Ossoff claims victory in Georgia race that would give Dems control of Senate

US media outlets still report race as too close to call, though Jewish Democrat seen as clear favorite; he thanks state’s voters for ‘electing me to serve you’

Democratic Senate candidate Jon Ossoff speaks during a campaign rally in Atlanta, Georgia, on December 15, 2020.  (JIM WATSON / AFP)
Democratic Senate candidate Jon Ossoff speaks during a campaign rally in Atlanta, Georgia, on December 15, 2020. (JIM WATSON / AFP)

ATLANTAGeorgia — Preempting the announcement of final vote tallies, Democrat Jon Ossoff on Wednesday claimed victory in the second of two Georgia run-off votes, claiming a win that would give US President-elect Joe Biden control of the United States Senate.

“Georgia, thank so much for the confidence you have placed in me. I am honored by your support, by your confidence, by your trust and I will look forward to serving you,” Ossoff said in a televised statement.

He thanked Georgians for “electing me to serve you.”

Ossoff, who is Jewish, said the campaign has been about health, jobs and justice for Georgians, and that his victory would ensure those issues are made a priority in the Senate.

The US media has not yet called the race, and Ossoff’s Republican opponent David Perdue has not conceded, but with most remaining votes coming from strong Democratic areas, Ossiff is viewed as the clear favorite to win.

In the other Georgia race, Raphael Warnock was projected to defeat Republican Kelly Loeffler, a 50-year-old businesswoman appointed to the Senate, the upper chamber of Congress, in December 2019.

Warnock, 51, acknowledged his improbable victory in a message to supporters early Wednesday, citing his family’s experience with poverty. His mother, he said, used to pick “somebody else’s cotton” as a teenager.
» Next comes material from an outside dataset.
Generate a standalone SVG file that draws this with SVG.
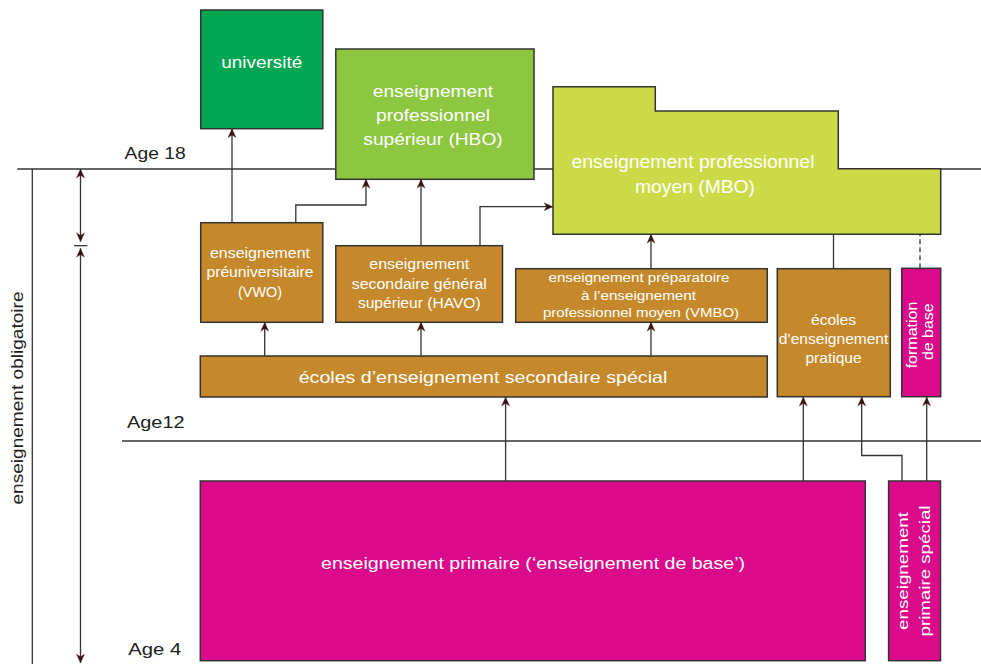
<svg xmlns="http://www.w3.org/2000/svg" width="981" height="664" viewBox="0 0 981 664">
<defs>
<style>
.bx{stroke:#333;stroke-width:1.5}
.g1{fill:#00A651}.g2{fill:#8DC63F}.g3{fill:#CBDB47}.br{fill:#C5892B}.mg{fill:#DB0A8B}
.t{font-family:"Liberation Sans",Arial,sans-serif;fill:#fff;text-anchor:middle}
.age{font-family:"Liberation Sans",Arial,sans-serif;fill:#222;font-size:17px}
.ln{fill:none;stroke:#333;stroke-width:1.3}
.ar{marker-end:url(#ah)}
</style>
<marker id="ah" viewBox="0 0 10 10" refX="10" refY="5" markerWidth="10" markerHeight="9" markerUnits="userSpaceOnUse" orient="auto-start-reverse">
<path d="M0,0.5 L10,5 L0,9.5 L3,5 z" fill="#2a1414" stroke="#7a3030" stroke-width="0.4"/>
</marker>
</defs>
<rect width="981" height="664" fill="#fff"/>

<g id="axes">
<path class="ln" d="M17.3,169 H981"/>
<path class="ln" d="M122,441 H981"/>
<path class="ln" d="M32.3,169 V664"/>
<path class="ln" d="M80.5,169 V241.7" marker-start="url(#ah)" marker-end="url(#ah)"/>
<path class="ln" d="M74,245.7 H87.3"/>
<path class="ln" d="M80.5,248.3 V663" marker-start="url(#ah)" marker-end="url(#ah)"/>
<text class="age" x="124.6" y="159.3" textLength="61" lengthAdjust="spacingAndGlyphs">Age 18</text>
<text class="age" x="127" y="428.3" textLength="57.6" lengthAdjust="spacingAndGlyphs">Age12</text>
<text class="age" x="128.3" y="655" textLength="53" lengthAdjust="spacingAndGlyphs">Age 4</text>
<text class="age" transform="translate(23,398) rotate(-90)" text-anchor="middle" font-size="16" textLength="213" lengthAdjust="spacingAndGlyphs">enseignement obligatoire</text>
</g>

<g id="connectors">
<path class="ln ar" d="M232,222.7 V128.7"/>
<path class="ln ar" d="M295.8,222.7 V205 H366 V179.3"/>
<path class="ln ar" d="M421,245.7 V179.3"/>
<path class="ln ar" d="M480,245.7 V206.7 H553"/>
<path class="ln ar" d="M651,268.7 V234.3"/>
<path class="ln" d="M833.5,268.7 V234.3"/>
<path class="ln" d="M920,268.3 V234.3" stroke-dasharray="5,3"/>
<path class="ln ar" d="M264.7,356 V322.3"/>
<path class="ln ar" d="M421,356 V322.3"/>
<path class="ln ar" d="M651,356 V322.3"/>
<path class="ln ar" d="M505.6,481 V397"/>
<path class="ln ar" d="M803.3,481 V397"/>
<path class="ln ar" d="M902,481 V455.5 H861.7 V397"/>
<path class="ln ar" d="M926.7,481 V397"/>
</g>

<g id="universite">
<rect class="bx g1" x="200.7" y="10" width="122.1" height="118.7"/>
<text class="t" x="261.8" y="68" font-size="17" textLength="81" lengthAdjust="spacingAndGlyphs">université</text>
</g>

<g id="hbo">
<rect class="bx g2" x="335.8" y="49" width="198.2" height="130.3"/>
<text class="t" x="433" y="96.7" font-size="17" textLength="120.4" lengthAdjust="spacingAndGlyphs">enseignement</text>
<text class="t" x="433" y="120.7" font-size="17" textLength="114" lengthAdjust="spacingAndGlyphs">professionnel</text>
<text class="t" x="433" y="145" font-size="17" textLength="139.3" lengthAdjust="spacingAndGlyphs">supérieur (HBO)</text>
</g>

<g id="mbo">
<path class="bx g3" d="M553,86.7 H655.3 V111 H838.3 V168.7 H940.7 V234.3 H553 Z"/>
<text class="t" x="693" y="167.7" font-size="18" textLength="243" lengthAdjust="spacingAndGlyphs">enseignement professionnel</text>
<text class="t" x="695" y="192.7" font-size="18" textLength="120" lengthAdjust="spacingAndGlyphs">moyen (MBO)</text>
</g>

<g id="vwo">
<rect class="bx br" x="200.7" y="222.7" width="122.1" height="99.6"/>
<text class="t" x="260" y="257.7" font-size="14" textLength="100" lengthAdjust="spacingAndGlyphs">enseignement</text>
<text class="t" x="260" y="277.3" font-size="14" textLength="107" lengthAdjust="spacingAndGlyphs">préuniversitaire</text>
<text class="t" x="260" y="296.7" font-size="14" textLength="43.9" lengthAdjust="spacingAndGlyphs">(VWO)</text>
</g>

<g id="havo">
<rect class="bx br" x="335.8" y="245.7" width="166.7" height="76.6"/>
<text class="t" x="419.3" y="269.3" font-size="14" textLength="100" lengthAdjust="spacingAndGlyphs">enseignement</text>
<text class="t" x="419.3" y="288.7" font-size="14" textLength="135" lengthAdjust="spacingAndGlyphs">secondaire général</text>
<text class="t" x="419.3" y="308.3" font-size="14" textLength="122.8" lengthAdjust="spacingAndGlyphs">supérieur (HAVO)</text>
</g>

<g id="vmbo">
<rect class="bx br" x="515.7" y="268.7" width="251.6" height="53.6"/>
<text class="t" x="639" y="282" font-size="13" textLength="181" lengthAdjust="spacingAndGlyphs">enseignement préparatoire</text>
<text class="t" x="638.5" y="299.5" font-size="13" textLength="115" lengthAdjust="spacingAndGlyphs">à l’enseignement</text>
<text class="t" x="641" y="316.7" font-size="13" textLength="196" lengthAdjust="spacingAndGlyphs">professionnel moyen (VMBO)</text>
</g>

<g id="pratique">
<rect class="bx br" x="777.3" y="268.7" width="113" height="128"/>
<text class="t" x="833.5" y="325" font-size="14" textLength="45" lengthAdjust="spacingAndGlyphs">écoles</text>
<text class="t" x="833.5" y="344" font-size="14" textLength="109.7" lengthAdjust="spacingAndGlyphs">d’enseignement</text>
<text class="t" x="833.5" y="363" font-size="14" textLength="56" lengthAdjust="spacingAndGlyphs">pratique</text>
</g>

<g id="formation">
<rect class="bx mg" x="901.7" y="268.3" width="39" height="128.4"/>
<text class="t" transform="translate(916.5,335) rotate(-90)" font-size="14" textLength="66.7" lengthAdjust="spacingAndGlyphs">formation</text>
<text class="t" transform="translate(932.5,331.7) rotate(-90)" font-size="14" textLength="56.7" lengthAdjust="spacingAndGlyphs">de base</text>
</g>

<g id="secondaire-special">
<rect class="bx br" x="200.3" y="356" width="567" height="41"/>
<text class="t" x="483" y="383.3" font-size="17" textLength="368.6" lengthAdjust="spacingAndGlyphs">écoles d’enseignement secondaire spécial</text>
</g>

<g id="primaire">
<rect class="bx mg" x="200.3" y="481" width="665" height="179.7"/>
<text class="t" x="533" y="569.3" font-size="17" textLength="424" lengthAdjust="spacingAndGlyphs">enseignement primaire (‘enseignement de base’)</text>
</g>

<g id="primaire-special">
<rect class="bx mg" x="888.6" y="481" width="51.9" height="179.7"/>
<text class="t" transform="translate(908,571) rotate(-90)" font-size="15" textLength="118" lengthAdjust="spacingAndGlyphs">enseignement</text>
<text class="t" transform="translate(930,571) rotate(-90)" font-size="15" textLength="131" lengthAdjust="spacingAndGlyphs">primaire spécial</text>
</g>
</svg>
“The other day, because this is America, the 82-year-old hands that used to pick somebody else’s cotton picked her youngest son to be a United States senator,” he said. “Tonight, we proved with hope, hard work and the people by our side, anything is possible.”

Loeffler refused to concede in a brief message to supporters shortly after midnight.

“We’ve got some work to do here. This is a game of inches. We’re going to win this election,” insisted Loeffler, a 50-year-old former businesswoman who was appointed to the Senate less than a year ago by the state’s governor.

Victory by both Democrats would be a major political upset in a state that has been reliably Republican for two decades, but that Biden won on November 3 on his way to victory against Trump in the presidential race.

It would also send reverberations through Washington, as it would hand Biden’s Democrats the levers of power in the executive branch and both chambers of Congress.

US President-elect Joe Biden, center, acknowledge supporters at the end of a drive-in rally for Georgia Democratic candidates for US Senate Raphael Warnock, left, and Jon Ossoff, Dec. 15, 2020, in Atlanta. (AP Photo/Patrick Semansky)

Later Wednesday, Vice President Mike Pence is to preside over a joint session of Congress to certify the Electoral College vote that confirmed Biden as the winner of the White House.

Trump — who claims the election was fraudulent — is planning to address a rally near the White House in protest at the certification, with his supporters gathering downtown amid a heavy police presence.

Dozens of House Republicans and 12 Senate Republicans have said they will raise objections to certification. The move lacks sufficient support and is set to fail.